### WRITTEN PROBLEM
Will you extract the entries word for word? Images should not appear in the copy.

═══ INFORMATION GIVEN

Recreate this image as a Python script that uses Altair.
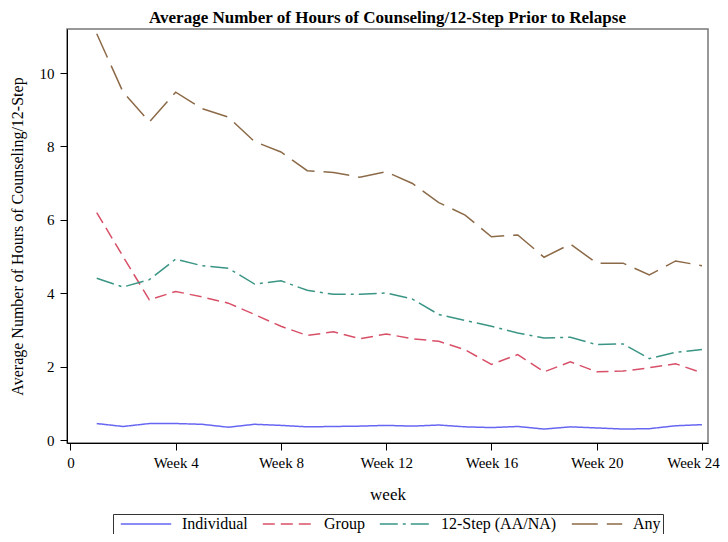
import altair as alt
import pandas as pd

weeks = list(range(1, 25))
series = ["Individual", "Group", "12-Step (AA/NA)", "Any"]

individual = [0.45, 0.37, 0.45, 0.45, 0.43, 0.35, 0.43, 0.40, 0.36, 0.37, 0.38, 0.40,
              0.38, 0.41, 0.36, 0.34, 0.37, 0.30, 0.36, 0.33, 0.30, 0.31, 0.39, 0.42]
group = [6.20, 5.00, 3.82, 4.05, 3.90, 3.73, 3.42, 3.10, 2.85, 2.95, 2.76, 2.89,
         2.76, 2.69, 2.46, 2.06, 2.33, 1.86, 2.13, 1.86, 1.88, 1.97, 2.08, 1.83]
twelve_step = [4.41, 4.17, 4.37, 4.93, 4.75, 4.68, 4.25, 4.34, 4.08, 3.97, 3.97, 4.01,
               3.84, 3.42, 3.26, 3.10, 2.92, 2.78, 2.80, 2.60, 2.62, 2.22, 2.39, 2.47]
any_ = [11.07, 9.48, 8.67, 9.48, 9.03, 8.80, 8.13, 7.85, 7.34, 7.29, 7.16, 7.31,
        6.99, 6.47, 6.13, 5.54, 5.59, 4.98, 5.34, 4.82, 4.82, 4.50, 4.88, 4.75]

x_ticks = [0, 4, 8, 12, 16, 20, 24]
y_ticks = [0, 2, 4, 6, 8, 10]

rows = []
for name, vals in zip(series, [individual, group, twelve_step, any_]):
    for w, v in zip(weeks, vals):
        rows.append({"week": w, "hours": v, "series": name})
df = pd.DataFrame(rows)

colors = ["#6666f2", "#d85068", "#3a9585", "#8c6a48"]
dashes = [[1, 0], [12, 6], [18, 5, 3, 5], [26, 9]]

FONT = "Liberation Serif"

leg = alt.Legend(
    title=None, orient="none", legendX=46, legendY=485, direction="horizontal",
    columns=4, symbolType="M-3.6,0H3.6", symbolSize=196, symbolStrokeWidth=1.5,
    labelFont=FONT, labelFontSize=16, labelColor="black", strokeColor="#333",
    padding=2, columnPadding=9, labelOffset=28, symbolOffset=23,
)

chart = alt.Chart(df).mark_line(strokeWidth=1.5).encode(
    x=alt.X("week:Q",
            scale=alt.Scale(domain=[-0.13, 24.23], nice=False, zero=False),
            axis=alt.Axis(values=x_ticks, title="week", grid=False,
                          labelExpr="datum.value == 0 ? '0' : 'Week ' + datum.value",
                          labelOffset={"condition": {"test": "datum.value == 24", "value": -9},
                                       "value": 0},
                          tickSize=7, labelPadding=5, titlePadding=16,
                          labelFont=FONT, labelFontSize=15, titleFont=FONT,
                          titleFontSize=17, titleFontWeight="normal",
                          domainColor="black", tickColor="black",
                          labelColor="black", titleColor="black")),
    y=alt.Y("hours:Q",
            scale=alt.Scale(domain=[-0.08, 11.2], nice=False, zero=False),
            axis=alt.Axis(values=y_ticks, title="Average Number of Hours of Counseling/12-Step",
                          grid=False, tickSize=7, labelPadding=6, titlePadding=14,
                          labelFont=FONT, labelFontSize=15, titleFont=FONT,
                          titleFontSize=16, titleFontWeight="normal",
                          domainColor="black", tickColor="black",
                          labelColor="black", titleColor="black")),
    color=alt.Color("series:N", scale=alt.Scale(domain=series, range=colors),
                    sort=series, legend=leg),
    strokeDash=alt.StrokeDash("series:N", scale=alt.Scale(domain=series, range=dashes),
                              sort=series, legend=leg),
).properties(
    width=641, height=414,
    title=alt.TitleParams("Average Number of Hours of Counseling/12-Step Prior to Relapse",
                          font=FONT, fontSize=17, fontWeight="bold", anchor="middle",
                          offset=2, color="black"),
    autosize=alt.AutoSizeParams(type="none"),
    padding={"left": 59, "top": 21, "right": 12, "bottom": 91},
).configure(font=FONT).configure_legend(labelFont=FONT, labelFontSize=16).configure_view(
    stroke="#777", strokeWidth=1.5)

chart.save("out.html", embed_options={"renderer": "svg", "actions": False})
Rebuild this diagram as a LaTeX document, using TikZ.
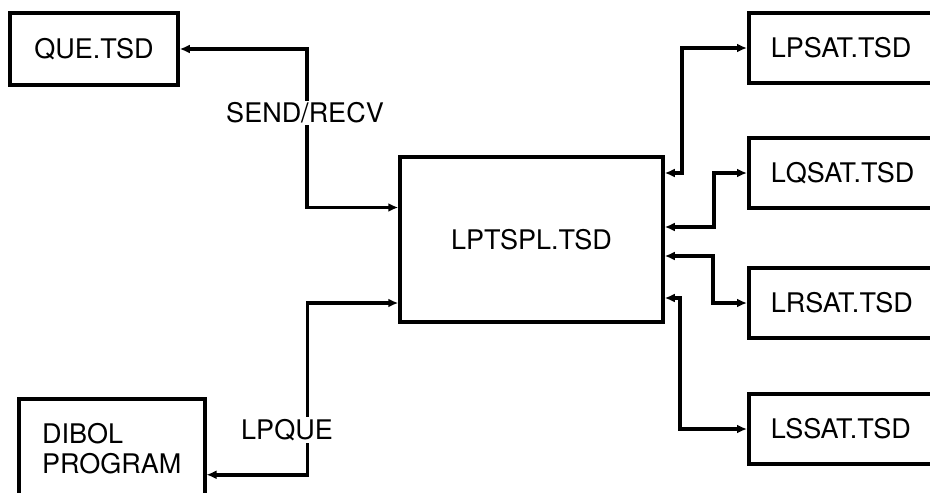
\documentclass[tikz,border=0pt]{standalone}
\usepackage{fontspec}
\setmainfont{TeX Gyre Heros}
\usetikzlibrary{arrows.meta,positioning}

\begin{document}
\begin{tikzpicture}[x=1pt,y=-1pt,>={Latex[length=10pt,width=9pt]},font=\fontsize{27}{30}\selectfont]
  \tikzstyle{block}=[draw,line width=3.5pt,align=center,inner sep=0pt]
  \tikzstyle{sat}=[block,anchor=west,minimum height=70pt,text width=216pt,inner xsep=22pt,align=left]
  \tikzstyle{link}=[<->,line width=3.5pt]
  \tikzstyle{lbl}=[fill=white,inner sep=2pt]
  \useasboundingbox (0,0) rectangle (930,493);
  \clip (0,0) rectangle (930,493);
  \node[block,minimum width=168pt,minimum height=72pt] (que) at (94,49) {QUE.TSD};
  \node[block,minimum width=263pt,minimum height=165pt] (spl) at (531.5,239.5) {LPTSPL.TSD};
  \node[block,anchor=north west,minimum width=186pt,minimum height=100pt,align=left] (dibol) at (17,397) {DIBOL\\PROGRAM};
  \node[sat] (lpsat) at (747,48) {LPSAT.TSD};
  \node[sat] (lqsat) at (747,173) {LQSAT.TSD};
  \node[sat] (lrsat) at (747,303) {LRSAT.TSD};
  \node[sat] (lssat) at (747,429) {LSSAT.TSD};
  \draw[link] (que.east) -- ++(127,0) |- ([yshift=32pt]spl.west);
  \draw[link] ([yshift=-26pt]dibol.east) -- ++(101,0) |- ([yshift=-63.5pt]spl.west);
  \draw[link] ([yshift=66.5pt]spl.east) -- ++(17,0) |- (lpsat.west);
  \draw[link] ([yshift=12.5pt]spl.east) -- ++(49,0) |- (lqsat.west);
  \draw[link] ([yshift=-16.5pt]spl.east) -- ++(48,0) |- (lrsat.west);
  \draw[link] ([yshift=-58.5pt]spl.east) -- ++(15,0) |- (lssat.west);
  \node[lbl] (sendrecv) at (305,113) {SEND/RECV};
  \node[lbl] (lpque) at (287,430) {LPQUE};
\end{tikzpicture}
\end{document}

══════

### WRITTEN RESPONSE
Recreate this image as a Python script that uses Altair.
import altair as alt
import pandas as pd

weeks = list(range(1, 25))
series = ["Individual", "Group", "12-Step (AA/NA)", "Any"]

individual = [0.45, 0.37, 0.45, 0.45, 0.43, 0.35, 0.43, 0.40, 0.36, 0.37, 0.38, 0.40,
              0.38, 0.41, 0.36, 0.34, 0.37, 0.30, 0.36, 0.33, 0.30, 0.31, 0.39, 0.42]
group = [6.20, 5.00, 3.82, 4.05, 3.90, 3.73, 3.42, 3.10, 2.85, 2.95, 2.76, 2.89,
         2.76, 2.69, 2.46, 2.06, 2.33, 1.86, 2.13, 1.86, 1.88, 1.97, 2.08, 1.83]
twelve_step = [4.41, 4.17, 4.37, 4.93, 4.75, 4.68, 4.25, 4.34, 4.08, 3.97, 3.97, 4.01,
               3.84, 3.42, 3.26, 3.10, 2.92, 2.78, 2.80, 2.60, 2.62, 2.22, 2.39, 2.47]
any_ = [11.07, 9.48, 8.67, 9.48, 9.03, 8.80, 8.13, 7.85, 7.34, 7.29, 7.16, 7.31,
        6.99, 6.47, 6.13, 5.54, 5.59, 4.98, 5.34, 4.82, 4.82, 4.50, 4.88, 4.75]

x_ticks = [0, 4, 8, 12, 16, 20, 24]
y_ticks = [0, 2, 4, 6, 8, 10]

rows = []
for name, vals in zip(series, [individual, group, twelve_step, any_]):
    for w, v in zip(weeks, vals):
        rows.append({"week": w, "hours": v, "series": name})
df = pd.DataFrame(rows)

colors = ["#6666f2", "#d85068", "#3a9585", "#8c6a48"]
dashes = [[1, 0], [12, 6], [18, 5, 3, 5], [26, 9]]

FONT = "Liberation Serif"

leg = alt.Legend(
    title=None, orient="none", legendX=46, legendY=485, direction="horizontal",
    columns=4, symbolType="M-3.6,0H3.6", symbolSize=196, symbolStrokeWidth=1.5,
    labelFont=FONT, labelFontSize=16, labelColor="black", strokeColor="#333",
    padding=2, columnPadding=9, labelOffset=28, symbolOffset=23,
)

chart = alt.Chart(df).mark_line(strokeWidth=1.5).encode(
    x=alt.X("week:Q",
            scale=alt.Scale(domain=[-0.13, 24.23], nice=False, zero=False),
            axis=alt.Axis(values=x_ticks, title="week", grid=False,
                          labelExpr="datum.value == 0 ? '0' : 'Week ' + datum.value",
                          labelOffset={"condition": {"test": "datum.value == 24", "value": -9},
                                       "value": 0},
                          tickSize=7, labelPadding=5, titlePadding=16,
                          labelFont=FONT, labelFontSize=15, titleFont=FONT,
                          titleFontSize=17, titleFontWeight="normal",
                          domainColor="black", tickColor="black",
                          labelColor="black", titleColor="black")),
    y=alt.Y("hours:Q",
            scale=alt.Scale(domain=[-0.08, 11.2], nice=False, zero=False),
            axis=alt.Axis(values=y_ticks, title="Average Number of Hours of Counseling/12-Step",
                          grid=False, tickSize=7, labelPadding=6, titlePadding=14,
                          labelFont=FONT, labelFontSize=15, titleFont=FONT,
                          titleFontSize=16, titleFontWeight="normal",
                          domainColor="black", tickColor="black",
                          labelColor="black", titleColor="black")),
    color=alt.Color("series:N", scale=alt.Scale(domain=series, range=colors),
                    sort=series, legend=leg),
    strokeDash=alt.StrokeDash("series:N", scale=alt.Scale(domain=series, range=dashes),
                              sort=series, legend=leg),
).properties(
    width=641, height=414,
    title=alt.TitleParams("Average Number of Hours of Counseling/12-Step Prior to Relapse",
                          font=FONT, fontSize=17, fontWeight="bold", anchor="middle",
                          offset=2, color="black"),
    autosize=alt.AutoSizeParams(type="none"),
    padding={"left": 59, "top": 21, "right": 12, "bottom": 91},
).configure(font=FONT).configure_legend(labelFont=FONT, labelFontSize=16).configure_view(
    stroke="#777", strokeWidth=1.5)

chart.save("out.html", embed_options={"renderer": "svg", "actions": False})
Rebuild this diagram as a LaTeX document, using TikZ.
\documentclass[tikz,border=0pt]{standalone}
\usepackage{fontspec}
\setmainfont{TeX Gyre Heros}
\usetikzlibrary{arrows.meta,positioning}

\begin{document}
\begin{tikzpicture}[x=1pt,y=-1pt,>={Latex[length=10pt,width=9pt]},font=\fontsize{27}{30}\selectfont]
  \tikzstyle{block}=[draw,line width=3.5pt,align=center,inner sep=0pt]
  \tikzstyle{sat}=[block,anchor=west,minimum height=70pt,text width=216pt,inner xsep=22pt,align=left]
  \tikzstyle{link}=[<->,line width=3.5pt]
  \tikzstyle{lbl}=[fill=white,inner sep=2pt]
  \useasboundingbox (0,0) rectangle (930,493);
  \clip (0,0) rectangle (930,493);
  \node[block,minimum width=168pt,minimum height=72pt] (que) at (94,49) {QUE.TSD};
  \node[block,minimum width=263pt,minimum height=165pt] (spl) at (531.5,239.5) {LPTSPL.TSD};
  \node[block,anchor=north west,minimum width=186pt,minimum height=100pt,align=left] (dibol) at (17,397) {DIBOL\\PROGRAM};
  \node[sat] (lpsat) at (747,48) {LPSAT.TSD};
  \node[sat] (lqsat) at (747,173) {LQSAT.TSD};
  \node[sat] (lrsat) at (747,303) {LRSAT.TSD};
  \node[sat] (lssat) at (747,429) {LSSAT.TSD};
  \draw[link] (que.east) -- ++(127,0) |- ([yshift=32pt]spl.west);
  \draw[link] ([yshift=-26pt]dibol.east) -- ++(101,0) |- ([yshift=-63.5pt]spl.west);
  \draw[link] ([yshift=66.5pt]spl.east) -- ++(17,0) |- (lpsat.west);
  \draw[link] ([yshift=12.5pt]spl.east) -- ++(49,0) |- (lqsat.west);
  \draw[link] ([yshift=-16.5pt]spl.east) -- ++(48,0) |- (lrsat.west);
  \draw[link] ([yshift=-58.5pt]spl.east) -- ++(15,0) |- (lssat.west);
  \node[lbl] (sendrecv) at (305,113) {SEND/RECV};
  \node[lbl] (lpque) at (287,430) {LPQUE};
\end{tikzpicture}
\end{document}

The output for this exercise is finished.